Tag Archive | YA

The Truth Commission – Susan Juby

Normandy Pale, the narrator of Susan Juby’s award-winning YA novel, The Truth Commission,  lives with her parents and older sister, Keira, on Vancouver Island. Keiratruth is a celebrated graphic novelist, whose series Diana: Queen of Two Worlds, tells the story of “a suburban girl who lives with her “painfully average”  family which includes her  high-strung easily overwhelmed mother, her ineffectual father, and her dull-witted, staring lump of a sister.”

Keira published three volumes of Diana, a smash hit with a huge cult-following, and then went off to college in the States.

That’s the same time Normandy (Norm for short) started attending Green Pastures Academy of Arts and Applied Design where everyone knew who she was because of her sister. It was notoriety Norm didn’t particularly covet because “you cannot imagine how embarrassing it is to be in these books, especially when all the Earth plotlines are taken from minor and usually un-excellent incidents in our real life.”

The Truth Commission‘s conceit is that Norm is writing her Spring Special Project, a story which covers three months from the previous fall (Sept-November).

Here’s how the project is supposed to work: Each week I will write and submit chapters of my story to my excellent creative writing teacher. She will give me feedback on those chapters the following week. I will write as if I do not know what will happen next – as if I’m a reporter, which is a device used in classic works of non-fiction.

Norm’s story is about The Truth Commission, a committee consisting of Norm and her best friends Neil and Dusk (aka Dawn) who “went on a search for the truth and…found it.” Norm discovers that the truth is a complicated thing and that is especially true in her own family.

Keira has returned from college under a rather dark cloud. “She wouldn’t tell us what happened,” Norm tells us, “and when my parents asked if everything was okay, Keira got mad and said she’d leave if they asked again.”  Now she spends most of her time in her room or in the closet she and Norm share and “when she did leave, she stayed out for days and we had no idea where she went.”

Since Norm and Keira have never been particularly close, Norm is almost flattered when Keira starts sneaking into her room at night admitting “I think it’s time for me to tell someone what happened.”

I loved every minute I spent with Norm and her friends, who are equally smart and funny. There is a sort of mystery at the core of the novel: what happened to Keira? Although that is certainly one reason to turn the pages I think Normandy pretty much had me at ‘hello.’

Highly recommended and BONUS! Canadian.

 

 

 

This One Summer – Mariko Tamaki & Jillian Tamaki

thisonesummerThis One Summer by cousins Mariko and Jillian Tamaki is a Governor General’s Literary Award winner in addition to being on several Best Of…lists. I can’t claim any real expertise when it comes to graphic novels, so I don’t really know what the criteria might be for determining what makes a graphic novel superior to others.
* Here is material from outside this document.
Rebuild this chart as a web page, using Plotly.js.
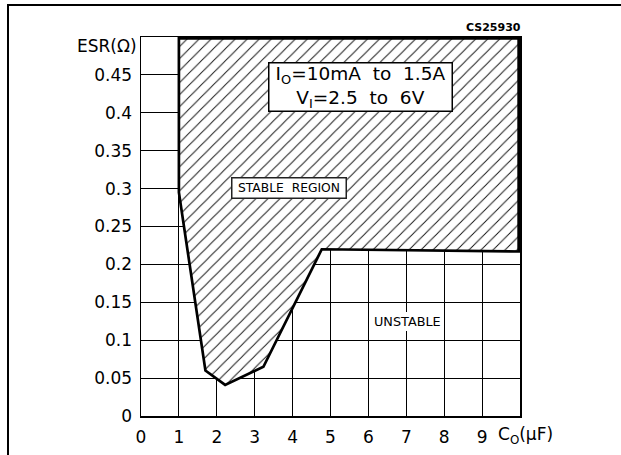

Like everyone of my generation, I used to be a big fan of Archie and horror comics, but it’s only since I returned to the classroom that I have made it a point to read graphic novels – mostly because I do have students who enjoy them and I want to be sure that I include them in my classroom library.

Rose and her family have been going to Awago Beach every summer since she can remember. Rose says, “My dad says Awago is a place where beer grows on trees and  everyone can sleep in until eleven.” It’s magical. It’s also where  Windy, Rose’s “summer cottage friend since I was five” lives.

This summer is captured in monochrome as Rose and Windy revisit old haunts and settle back into their summer routine. thisonesummer_gifIt’s clear, though, that the one and a half year difference between the girls is impactful this year. Rose, the elder, is contemplative and watchful and often reacts to Windy’s suggestions with a shrug and a “maybe.”  At Brewster’s “the only store in all of Awago” the girls buy penny candy, rent horror movies and watch (Windy with girlish disgust and Rose with curious fascination) the overtly sexual relationship between older teens Dunc and Jenny.

This one summer is different in another way. Rose is hyper aware that her parents don’t seem to be getting along all that well and Rose senses the rift is sucking them all in even when her father assures her that “It’s all  just adult junk that doesn’t mean anything.” It’s hard to navigate that tricky path from childhood to adulthood without touchstones and Rose is aware, perhaps without quite understanding it, that she is on shaky ground.

This One Summer is a coming of age novel steeped in nostalgia. It will remind adult readers of their “one” summer, that time that now seems captured in a permanently dreamy  gauze and it will ring true to young adults for whom that one summer may be this summer.

 

The Hate U Give – Angie Thomas

I cannot remember the last time I fell so hard for fictional characters. I just wanted to hatescoop Starr Carter and her family up and hug them forever. Starr’s the sixteen-year-old narrator of Angie Thomas’s debut novel The Hate U Give, and her story might have been ripped from recent headlines. It feels especially timely now, given what is happening in the U.S.A and around the world. I would like to think Canada is immune to racism, but I know it’s not true.

Starr lives with her parents, Lisa, a nurse, and Maverick, an ex-con who now owns and runs the neighbourhood grocery store in Garden Heights, an inner-city neighbourhood prone to violence and crime. Starr straddles two worlds; she lives in Garden Heights, but she and her older brother, Seven, and younger brother Sekani attend a “bougie private school” across town. Starr realizes at a young age that “Williamson is one world and Garden Heights is another, and I have to keep them separate.”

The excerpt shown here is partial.